List each line holding the string "this".

Start of LISTING

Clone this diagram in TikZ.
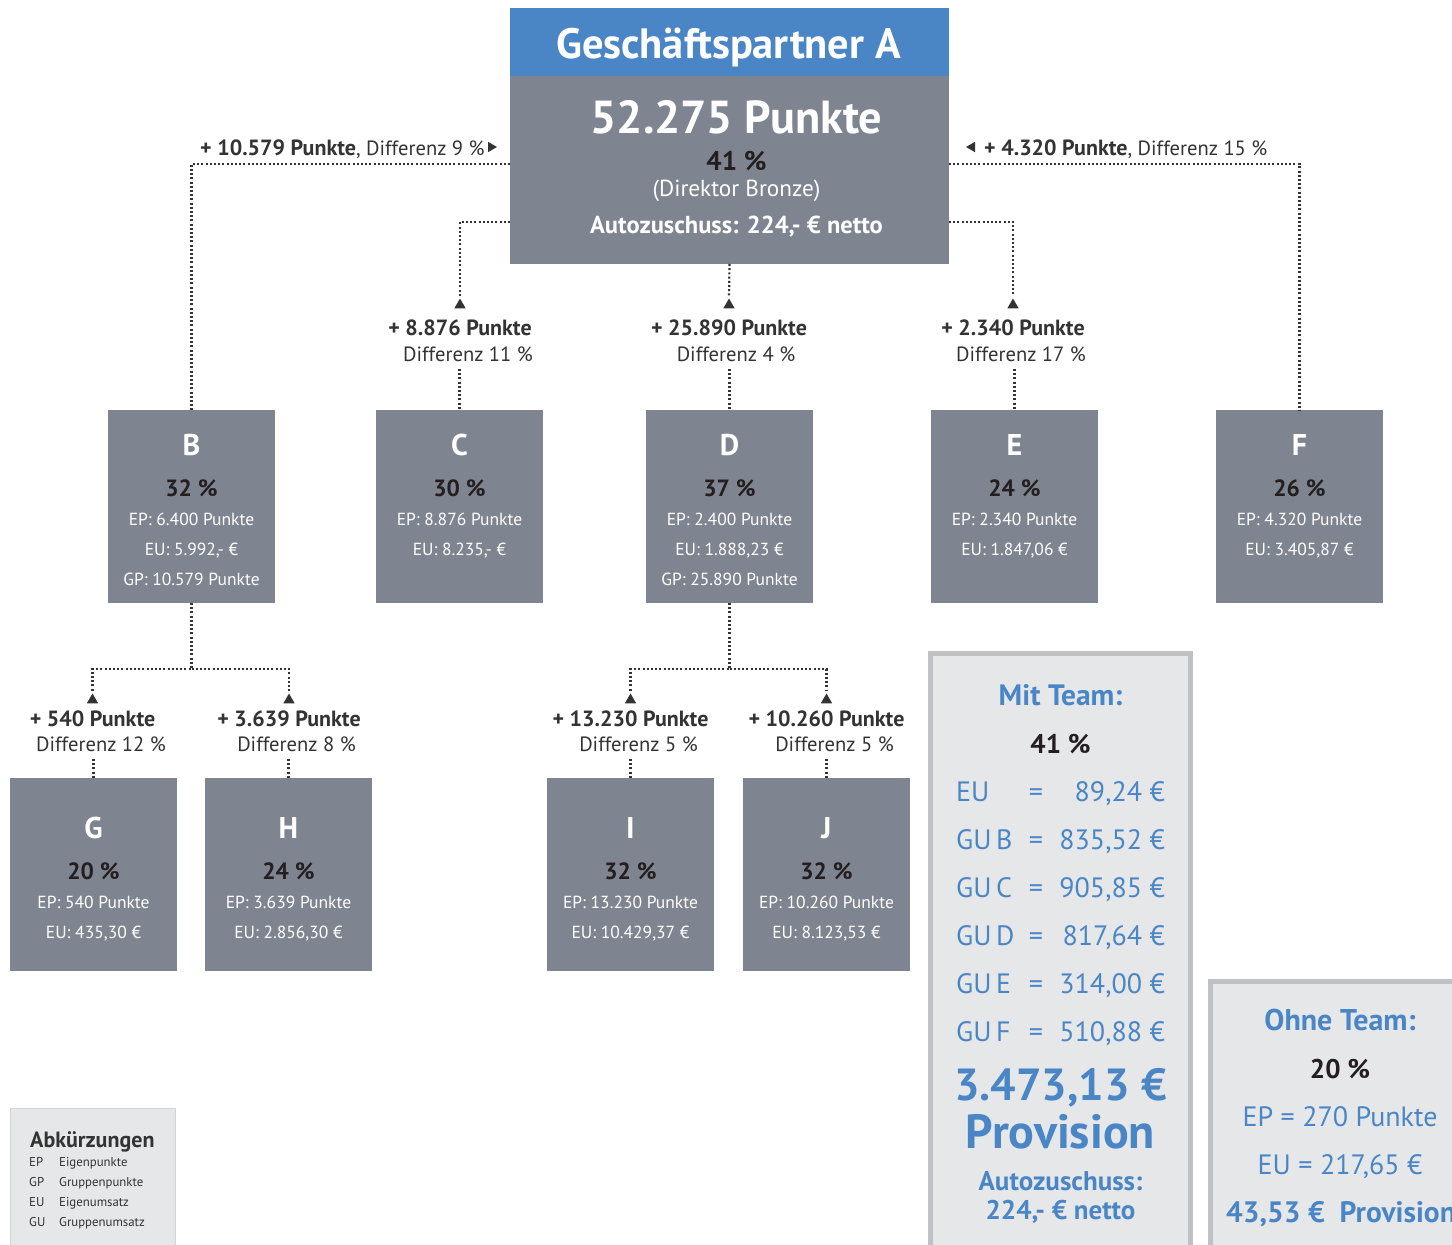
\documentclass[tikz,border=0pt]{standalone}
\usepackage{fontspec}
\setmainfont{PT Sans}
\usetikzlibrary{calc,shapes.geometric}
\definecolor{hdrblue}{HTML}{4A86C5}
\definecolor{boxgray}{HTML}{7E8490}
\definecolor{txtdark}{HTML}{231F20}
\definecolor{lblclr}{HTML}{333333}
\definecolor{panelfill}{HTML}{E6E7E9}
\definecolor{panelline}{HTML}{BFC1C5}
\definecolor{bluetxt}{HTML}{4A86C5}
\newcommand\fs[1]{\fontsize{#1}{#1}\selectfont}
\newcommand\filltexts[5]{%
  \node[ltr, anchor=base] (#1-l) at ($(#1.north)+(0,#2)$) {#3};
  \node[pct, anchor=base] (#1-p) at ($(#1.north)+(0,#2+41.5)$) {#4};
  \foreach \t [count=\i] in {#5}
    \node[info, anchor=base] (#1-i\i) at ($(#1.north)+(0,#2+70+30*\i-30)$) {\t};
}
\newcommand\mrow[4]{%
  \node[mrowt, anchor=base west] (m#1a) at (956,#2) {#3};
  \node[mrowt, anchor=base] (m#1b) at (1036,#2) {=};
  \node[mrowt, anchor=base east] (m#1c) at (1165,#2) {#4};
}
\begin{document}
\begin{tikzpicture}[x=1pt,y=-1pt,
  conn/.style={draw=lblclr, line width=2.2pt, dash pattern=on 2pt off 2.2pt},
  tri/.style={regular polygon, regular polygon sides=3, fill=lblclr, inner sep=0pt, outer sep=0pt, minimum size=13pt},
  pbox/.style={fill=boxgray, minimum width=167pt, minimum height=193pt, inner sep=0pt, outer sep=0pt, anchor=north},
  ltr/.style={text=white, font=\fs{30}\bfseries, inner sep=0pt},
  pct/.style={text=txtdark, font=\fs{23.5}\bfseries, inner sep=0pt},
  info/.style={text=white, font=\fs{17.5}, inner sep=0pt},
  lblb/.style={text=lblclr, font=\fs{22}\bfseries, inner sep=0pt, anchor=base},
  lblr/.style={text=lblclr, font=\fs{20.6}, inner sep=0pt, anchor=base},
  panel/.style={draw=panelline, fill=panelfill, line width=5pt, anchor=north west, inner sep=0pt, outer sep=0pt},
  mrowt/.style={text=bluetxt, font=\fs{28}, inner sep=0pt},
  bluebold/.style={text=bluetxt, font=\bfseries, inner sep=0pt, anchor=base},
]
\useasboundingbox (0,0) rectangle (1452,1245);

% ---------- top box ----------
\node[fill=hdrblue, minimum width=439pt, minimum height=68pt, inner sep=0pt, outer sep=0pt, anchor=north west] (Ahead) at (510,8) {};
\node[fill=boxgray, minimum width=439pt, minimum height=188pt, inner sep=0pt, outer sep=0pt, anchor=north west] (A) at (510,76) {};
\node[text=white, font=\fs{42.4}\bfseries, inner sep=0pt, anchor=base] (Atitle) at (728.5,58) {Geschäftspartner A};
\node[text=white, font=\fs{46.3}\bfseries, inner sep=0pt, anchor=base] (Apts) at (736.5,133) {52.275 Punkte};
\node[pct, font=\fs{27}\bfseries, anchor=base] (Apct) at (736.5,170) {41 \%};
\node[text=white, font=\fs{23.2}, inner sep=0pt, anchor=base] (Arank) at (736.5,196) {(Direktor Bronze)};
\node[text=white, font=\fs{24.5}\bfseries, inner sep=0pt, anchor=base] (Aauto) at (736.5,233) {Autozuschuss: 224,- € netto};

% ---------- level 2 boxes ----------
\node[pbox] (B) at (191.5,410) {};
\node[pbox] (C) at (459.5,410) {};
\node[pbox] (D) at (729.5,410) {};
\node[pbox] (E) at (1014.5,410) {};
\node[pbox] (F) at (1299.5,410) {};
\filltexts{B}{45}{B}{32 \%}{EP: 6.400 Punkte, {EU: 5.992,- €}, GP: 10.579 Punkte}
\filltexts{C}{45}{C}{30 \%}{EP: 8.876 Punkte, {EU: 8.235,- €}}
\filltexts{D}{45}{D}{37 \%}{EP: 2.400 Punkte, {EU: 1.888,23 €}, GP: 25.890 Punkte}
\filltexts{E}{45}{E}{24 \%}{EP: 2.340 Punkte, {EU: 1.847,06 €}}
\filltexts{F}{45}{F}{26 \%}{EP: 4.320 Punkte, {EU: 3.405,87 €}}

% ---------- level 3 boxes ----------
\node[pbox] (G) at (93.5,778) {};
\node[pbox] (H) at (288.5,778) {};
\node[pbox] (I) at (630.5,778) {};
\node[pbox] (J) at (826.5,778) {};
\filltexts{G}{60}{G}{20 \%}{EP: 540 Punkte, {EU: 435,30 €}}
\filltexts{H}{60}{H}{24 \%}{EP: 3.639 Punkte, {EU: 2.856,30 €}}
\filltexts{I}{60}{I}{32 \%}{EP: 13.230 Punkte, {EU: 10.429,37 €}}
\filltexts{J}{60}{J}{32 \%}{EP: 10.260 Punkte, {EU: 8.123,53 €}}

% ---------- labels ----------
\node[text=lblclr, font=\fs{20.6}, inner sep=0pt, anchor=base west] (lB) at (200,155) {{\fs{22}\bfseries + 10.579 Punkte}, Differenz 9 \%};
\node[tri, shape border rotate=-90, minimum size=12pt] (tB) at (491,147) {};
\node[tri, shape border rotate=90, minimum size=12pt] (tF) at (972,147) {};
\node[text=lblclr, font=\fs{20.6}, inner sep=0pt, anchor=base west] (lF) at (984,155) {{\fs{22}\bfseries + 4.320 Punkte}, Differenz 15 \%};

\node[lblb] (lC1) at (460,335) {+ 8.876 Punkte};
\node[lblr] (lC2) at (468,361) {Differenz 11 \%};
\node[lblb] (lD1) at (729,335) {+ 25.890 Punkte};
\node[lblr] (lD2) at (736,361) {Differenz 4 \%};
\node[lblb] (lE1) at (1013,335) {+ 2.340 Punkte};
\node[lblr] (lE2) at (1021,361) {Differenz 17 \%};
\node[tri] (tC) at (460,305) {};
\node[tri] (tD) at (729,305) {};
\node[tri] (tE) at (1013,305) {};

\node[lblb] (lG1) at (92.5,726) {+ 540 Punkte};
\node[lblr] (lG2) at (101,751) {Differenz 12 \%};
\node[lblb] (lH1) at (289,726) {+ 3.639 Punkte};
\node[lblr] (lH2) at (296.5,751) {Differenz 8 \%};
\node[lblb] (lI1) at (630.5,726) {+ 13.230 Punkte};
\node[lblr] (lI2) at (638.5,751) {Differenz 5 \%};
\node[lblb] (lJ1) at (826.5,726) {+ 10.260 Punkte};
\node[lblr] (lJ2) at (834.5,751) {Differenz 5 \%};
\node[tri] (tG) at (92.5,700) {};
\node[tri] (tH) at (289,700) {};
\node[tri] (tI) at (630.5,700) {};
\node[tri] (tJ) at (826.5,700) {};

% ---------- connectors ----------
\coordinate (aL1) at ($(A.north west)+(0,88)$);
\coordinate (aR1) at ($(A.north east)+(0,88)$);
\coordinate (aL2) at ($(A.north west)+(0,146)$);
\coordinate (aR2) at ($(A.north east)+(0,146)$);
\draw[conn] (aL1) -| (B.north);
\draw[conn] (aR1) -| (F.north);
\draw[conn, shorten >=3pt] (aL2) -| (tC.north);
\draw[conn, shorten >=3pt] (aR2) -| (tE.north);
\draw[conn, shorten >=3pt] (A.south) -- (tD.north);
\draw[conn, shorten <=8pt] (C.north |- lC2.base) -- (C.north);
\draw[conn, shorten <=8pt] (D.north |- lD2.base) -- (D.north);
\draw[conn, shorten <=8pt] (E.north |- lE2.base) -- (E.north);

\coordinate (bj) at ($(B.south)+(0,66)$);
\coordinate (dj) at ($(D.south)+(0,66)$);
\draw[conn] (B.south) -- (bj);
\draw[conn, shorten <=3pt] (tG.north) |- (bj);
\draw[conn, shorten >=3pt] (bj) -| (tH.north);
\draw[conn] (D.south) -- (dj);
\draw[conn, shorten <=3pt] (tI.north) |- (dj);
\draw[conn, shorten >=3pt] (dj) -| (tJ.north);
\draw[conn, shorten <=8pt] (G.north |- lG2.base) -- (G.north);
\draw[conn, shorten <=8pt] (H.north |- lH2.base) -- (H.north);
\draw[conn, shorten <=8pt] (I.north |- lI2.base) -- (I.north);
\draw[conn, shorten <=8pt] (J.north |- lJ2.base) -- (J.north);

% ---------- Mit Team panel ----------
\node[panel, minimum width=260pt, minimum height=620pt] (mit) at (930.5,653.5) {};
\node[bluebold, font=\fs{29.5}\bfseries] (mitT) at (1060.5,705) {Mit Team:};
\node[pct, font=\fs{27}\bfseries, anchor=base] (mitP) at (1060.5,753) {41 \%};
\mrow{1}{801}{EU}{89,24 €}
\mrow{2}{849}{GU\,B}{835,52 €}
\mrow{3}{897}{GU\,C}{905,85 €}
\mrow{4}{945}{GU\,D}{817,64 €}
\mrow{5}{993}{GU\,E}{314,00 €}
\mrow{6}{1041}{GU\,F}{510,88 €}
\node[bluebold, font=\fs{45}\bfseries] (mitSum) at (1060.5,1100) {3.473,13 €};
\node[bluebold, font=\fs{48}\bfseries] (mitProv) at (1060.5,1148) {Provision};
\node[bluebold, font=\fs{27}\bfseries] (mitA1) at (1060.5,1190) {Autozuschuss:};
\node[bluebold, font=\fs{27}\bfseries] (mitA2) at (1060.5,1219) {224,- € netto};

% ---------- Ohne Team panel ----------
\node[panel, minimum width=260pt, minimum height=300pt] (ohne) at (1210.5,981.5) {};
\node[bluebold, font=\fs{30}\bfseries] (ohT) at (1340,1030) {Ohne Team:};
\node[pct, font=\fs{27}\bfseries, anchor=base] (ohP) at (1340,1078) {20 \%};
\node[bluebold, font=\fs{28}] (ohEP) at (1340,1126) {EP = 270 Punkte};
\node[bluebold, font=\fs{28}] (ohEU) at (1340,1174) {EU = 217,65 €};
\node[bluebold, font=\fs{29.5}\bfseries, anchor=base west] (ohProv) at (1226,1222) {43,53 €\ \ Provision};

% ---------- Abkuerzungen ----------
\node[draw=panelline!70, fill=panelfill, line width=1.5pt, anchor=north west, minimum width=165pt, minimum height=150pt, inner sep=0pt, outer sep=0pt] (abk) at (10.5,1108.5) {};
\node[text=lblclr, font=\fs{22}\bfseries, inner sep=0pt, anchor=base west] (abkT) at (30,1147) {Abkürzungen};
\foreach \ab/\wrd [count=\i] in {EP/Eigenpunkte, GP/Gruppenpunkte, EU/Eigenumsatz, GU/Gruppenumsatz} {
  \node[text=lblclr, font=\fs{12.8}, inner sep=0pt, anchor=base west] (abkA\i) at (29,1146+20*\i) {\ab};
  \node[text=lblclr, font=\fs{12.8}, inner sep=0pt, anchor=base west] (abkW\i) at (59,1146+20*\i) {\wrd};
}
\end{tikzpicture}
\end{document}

End of LISTING
Start of LISTING

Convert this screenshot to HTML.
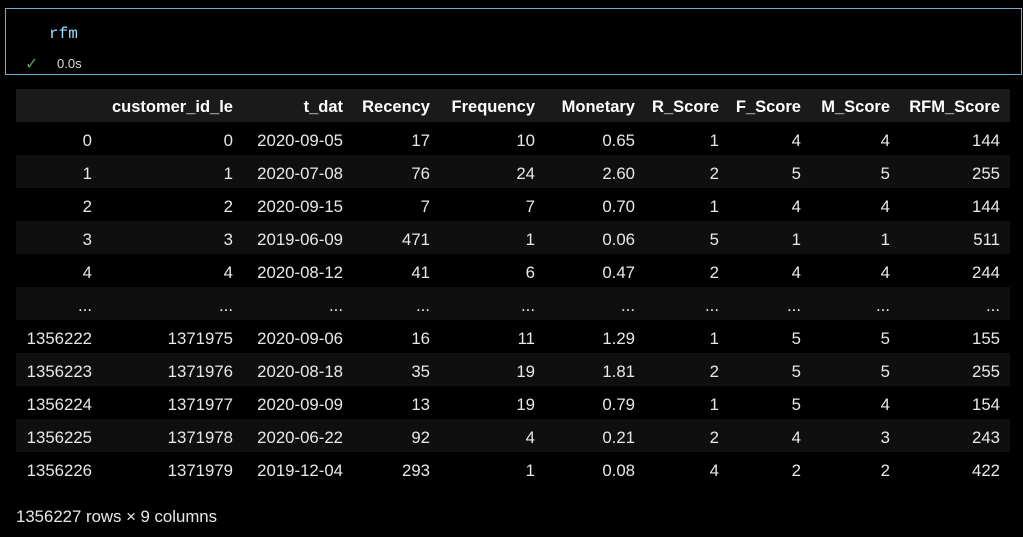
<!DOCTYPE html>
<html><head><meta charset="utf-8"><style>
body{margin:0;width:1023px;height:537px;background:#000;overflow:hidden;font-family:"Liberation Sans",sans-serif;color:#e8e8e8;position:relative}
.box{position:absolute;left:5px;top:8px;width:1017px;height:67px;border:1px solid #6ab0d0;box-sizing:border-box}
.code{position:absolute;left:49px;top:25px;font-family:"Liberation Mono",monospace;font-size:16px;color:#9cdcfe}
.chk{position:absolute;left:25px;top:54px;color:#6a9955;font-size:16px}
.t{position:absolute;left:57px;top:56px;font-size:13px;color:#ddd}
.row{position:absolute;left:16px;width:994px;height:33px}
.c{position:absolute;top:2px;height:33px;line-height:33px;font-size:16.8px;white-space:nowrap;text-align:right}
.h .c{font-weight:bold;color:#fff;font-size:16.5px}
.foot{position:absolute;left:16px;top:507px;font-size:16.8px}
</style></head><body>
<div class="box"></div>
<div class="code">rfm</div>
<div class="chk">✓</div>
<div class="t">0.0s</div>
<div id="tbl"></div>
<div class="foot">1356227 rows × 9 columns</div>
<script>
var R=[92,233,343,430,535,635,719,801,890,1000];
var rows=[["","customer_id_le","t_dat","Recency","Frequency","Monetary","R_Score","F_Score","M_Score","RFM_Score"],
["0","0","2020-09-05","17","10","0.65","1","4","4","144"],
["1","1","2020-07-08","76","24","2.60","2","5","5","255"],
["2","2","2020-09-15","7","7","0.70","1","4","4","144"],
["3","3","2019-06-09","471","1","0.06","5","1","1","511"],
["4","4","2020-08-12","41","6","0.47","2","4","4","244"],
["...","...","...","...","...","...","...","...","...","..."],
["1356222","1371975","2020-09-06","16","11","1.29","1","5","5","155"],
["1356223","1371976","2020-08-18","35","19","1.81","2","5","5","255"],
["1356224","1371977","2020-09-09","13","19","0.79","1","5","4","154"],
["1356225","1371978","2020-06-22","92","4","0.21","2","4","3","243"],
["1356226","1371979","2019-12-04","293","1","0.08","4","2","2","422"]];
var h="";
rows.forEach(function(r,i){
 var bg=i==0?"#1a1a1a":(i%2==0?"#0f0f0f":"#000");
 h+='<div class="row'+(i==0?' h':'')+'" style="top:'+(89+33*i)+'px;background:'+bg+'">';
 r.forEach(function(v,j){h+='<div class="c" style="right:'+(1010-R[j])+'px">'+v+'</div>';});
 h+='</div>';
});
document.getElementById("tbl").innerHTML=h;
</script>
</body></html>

End of LISTING
Start of LISTING

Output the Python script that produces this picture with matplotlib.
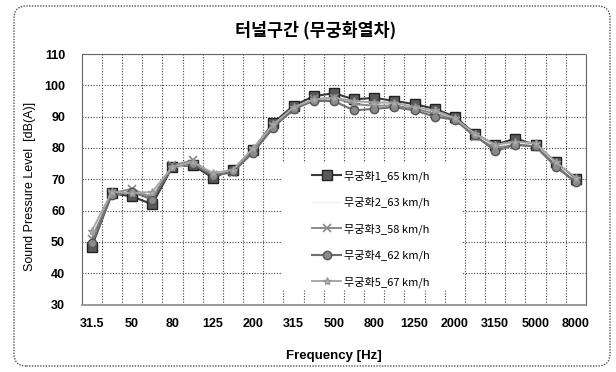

End of LISTING

- FINAL RESULT -
Clone this diagram in TikZ.
Convert this screenshot to HTML.
Output the Python script that produces this picture with matplotlib.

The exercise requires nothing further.